Emotions occur when we perceive (rightly or wrongly) that something is happening (or about to) that is going to affect our welfare. When a door slams behind you, you don’t think about it, you just turn and look. This is because your emotional system is all about survival. Therefore, all the generic “calm down“, “breathe deeply” advice in the world is unlikely to encourage a considerable improvement in coping with pressure.

Behavioural change is difficult. If it were easy, everyone would do it to make themselves into the perfect version. Real improvements in coping with stress come from concerted effort and training. This is how Jonny Wilkinson was able to repeatedly kick drop goals to win games under enormous pressure – off his weak foot as well! Effort and training.

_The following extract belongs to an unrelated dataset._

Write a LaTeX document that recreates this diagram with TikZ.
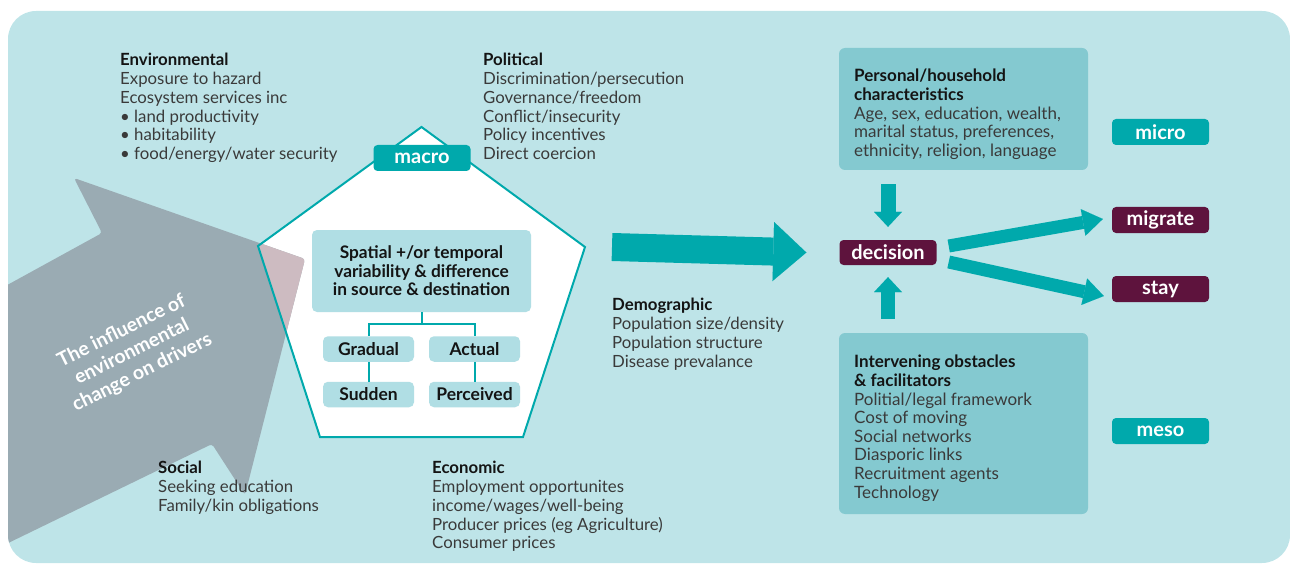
\documentclass[tikz,border=0pt]{standalone}
\usepackage{fontspec}
\setmainfont{Lato}
\usetikzlibrary{arrows.meta}
\definecolor{bgc}{HTML}{BEE4E8}
\definecolor{teal1}{HTML}{00A9AC}
\definecolor{maroon1}{HTML}{5E133D}
\definecolor{lboxc}{HTML}{B0DEE4}
\definecolor{dboxc}{HTML}{84C9D0}
\definecolor{greyar}{HTML}{9AABB3}
\definecolor{pinkar}{HTML}{CDBBC1}
\definecolor{txt}{HTML}{3A3A3A}
\definecolor{hdc}{HTML}{141414}
\newcommand\hdg[1]{{\color{hdc}\bfseries #1}}
\begin{document}
\begin{tikzpicture}[x=1pt,y=-1pt,
  body/.style={anchor=north west, inner sep=0pt, align=left, text=txt,
    font=\fontsize{16.8}{18.8}\selectfont},
  tagbox/.style={rounded corners=4pt, fill=teal1, text=white, inner sep=0pt,
    font=\bfseries\fontsize{20}{22}\selectfont, minimum width=97pt, minimum height=26pt},
  mtag/.style={tagbox, fill=maroon1},
  smallbox/.style={rounded corners=5pt, fill=lboxc, text=hdc, inner sep=0pt,
    font=\bfseries\fontsize{17.5}{19}\selectfont, minimum width=91pt, minimum height=25.5pt},
  bigbox/.style={rounded corners=6pt, fill=dboxc, text=txt, inner sep=0pt,
    minimum width=249pt, align=left, text width=219pt,
    font=\fontsize{17}{18.6}\selectfont},
  tree/.style={draw=teal1, line width=2pt},
  blockar/.style={draw=teal1, line width=#1},
]
\useasboundingbox (0,0) rectangle (1290,564);
% background
\fill[bgc, rounded corners=28pt] (8,11) rectangle (1290,563);
% pentagon
\coordinate (pT) at (421.5,127);
\coordinate (pR) at (585,247);
\coordinate (pBR) at (523,437);
\coordinate (pBL) at (320,437);
\coordinate (pL) at (258,246);
\fill[white] (pT) -- (pR) -- (pBR) -- (pBL) -- (pL) -- cycle;
% grey arrow
\begin{scope}
  \clip[rounded corners=28pt] (8,11) rectangle (1290,563);
  \fill[greyar, rounded corners=3pt] (0,289) -- (102,233) -- (74,178) -- (305,259) -- (245,495) -- (212,444) -- (0,547) -- cycle;
\end{scope}
\begin{scope}
  \clip (pT) -- (pR) -- (pBR) -- (pBL) -- (pL) -- cycle;
  \fill[pinkar, rounded corners=3pt] (0,289) -- (102,233) -- (74,178) -- (305,259) -- (245,495) -- (212,444) -- (0,547) -- cycle;
\end{scope}
\draw[teal1, line width=2pt, line join=miter] (pT) -- (pR) -- (pBR) -- (pBL) -- (pL) -- cycle;
\node[text=white, rotate=26.5, align=center, inner sep=0pt, font=\bfseries\fontsize{19.5}{23}\selectfont] (infl) at (132,352)
  {The influence of\\environmental\\change on drivers};
% pentagon content
\node[tagbox] (macro) at (422,158) {macro};
\node[smallbox, minimum width=219pt, minimum height=82pt, align=center, font=\bfseries\fontsize{17.3}{18.4}\selectfont] (spatial) at (421.5,271)
  {Spatial +/or temporal\\variability \& difference\\in source \& destination};
\node[smallbox] (gradual) at (368.5,349) {Gradual};
\node[smallbox] (actual) at (474.5,349) {Actual};
\node[smallbox] (sudden) at (368.5,394.5) {Sudden};
\node[smallbox] (perceived) at (474.5,394.5) {Perceived};
\draw[tree] (spatial.south) -- ++(0,12) coordinate (junc);
\draw[tree] (junc) -| (gradual.north);
\draw[tree] (junc) -| (actual.north);
\draw[tree] (gradual) -- (sudden);
\draw[tree] (actual) -- (perceived);
% text blocks
\node[body] (env) at (120,53) {\hdg{Environmental}\\Exposure to hazard\\Ecosystem services inc\\• land productivity\\• habitability\\• food/energy/water security};
\node[body] (pol) at (483,53) {\hdg{Political}\\Discrimination/persecution\\Governance/freedom\\Conflict/insecurity\\Policy incentives\\Direct coercion};
\node[body] (demo) at (612,298) {\hdg{Demographic}\\Population size/density\\Population structure\\Disease prevalance};
\node[body] (soc) at (158,461) {\hdg{Social}\\Seeking education\\Family/kin obligations};
\node[body] (eco) at (432,461) {\hdg{Economic}\\Employment opportunites\\income/wages/well-being\\Producer prices (eg Agriculture)\\Consumer prices};
% right part
\node[bigbox, minimum height=122pt] (personal) at (963.5,109) {};
\node[body, font=\fontsize{17}{18.6}\selectfont] (personaltxt) at (854,69)
  {\hdg{Personal/household}\\\hdg{characteristics}\\Age, sex, education, wealth,\\marital status, preferences,\\ethnicity, religion, language};
\node[bigbox, minimum height=181pt] (interv) at (963.5,423.5) {};
\node[body, font=\fontsize{17}{18.6}\selectfont] (intervtxt) at (854,355)
  {\hdg{Intervening obstacles}\\\hdg{\& facilitators}\\Politial/legal framework\\Cost of moving\\Social networks\\Diasporic links\\Recruitment agents\\Technology};
\node[mtag, minimum height=25pt] (decision) at (888,252.5) {decision};
\node[tagbox] (micro) at (1160.5,132) {micro};
\node[mtag] (migrate) at (1160.5,220) {migrate};
\node[mtag] (stay) at (1160.5,289) {stay};
\node[tagbox] (meso) at (1160.5,431) {meso};
% arrows
\draw[blockar=28pt, -{Triangle[width=59pt,length=33pt,line width=0.01pt]}]
  ([xshift=27pt]pR) -- ([xshift=-33pt]decision.west);
\draw[blockar=15pt, -{Triangle[width=28pt,length=15pt,line width=0.01pt]}, shorten <=14pt, shorten >=13pt]
  (decision.north |- personal.south) -- (decision.north);
\draw[blockar=14pt, -{Triangle[width=28pt,length=15pt,line width=0.01pt]}, shorten <=14pt, shorten >=12pt]
  (decision.south |- interv.north) -- (decision.south);
\draw[blockar=13pt, -{Triangle[width=27pt,length=20pt,line width=0.01pt]}]
  ([shift={(12,-6.5)}]decision.east) -- ([shift={(-9,-1)}]migrate.west);
\draw[blockar=13pt, -{Triangle[width=27pt,length=20pt,line width=0.01pt]}]
  ([shift={(12,9.5)}]decision.east) -- ([shift={(-8,7)}]stay.west);
\end{tikzpicture}
\end{document}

Tips for communicating better under pressure

The causes of pressure are different for everyone. For some it is when there is an intimidating client in the room, others when they haven’t had enough preparation time, others when they haven’t had enough sleep or are overworked. Therein lies the first way to get better at communicating under pressure.

1) Know Thyself – what are your personal triggers? If you look back on times when you could have performed better, what are the commonalities? If you can privately identify them (without kidding yourself), you are much more likely to be able to see those situations coming and plan for them instead of getting hijacked. Steve Peters called this ‘Knowing Your Chimp’ in his excellent book The Chimp Paradox. Knowing and planning for these scenarios allows you to have a couple of strategies up your sleeve for coping with them more effectively, or at the very least, recognising them earlier than normal.

2) Time-Out – Even if you know who, and what, gets you hot-under-the-collar it is still likely to happen at some point. So when it does you have the choice to put one of your strategies into action, or you always have the option to do nothing. Doing nothing might entail not responding to an email for 24 hours.

It might be that you use a stock phrase such as “Let me think about this and come back to you” or “I’m not comfortable with this conversation so let’s take a time-out”. A simple time-out should provide you with the opportunity for your limbic system to relinquish its grip a little.

So whether your response to stress is Dominance, Dependency or Detachment, being a little less animal and a little more human should work nicely for you.

For further insights on this topic, try reading about Karen Horney’s ‘Three Trends’. Steve Peters’ book, The Chimp Paradox. Or Robert Hogan on ‘The Dark Side of Personality’.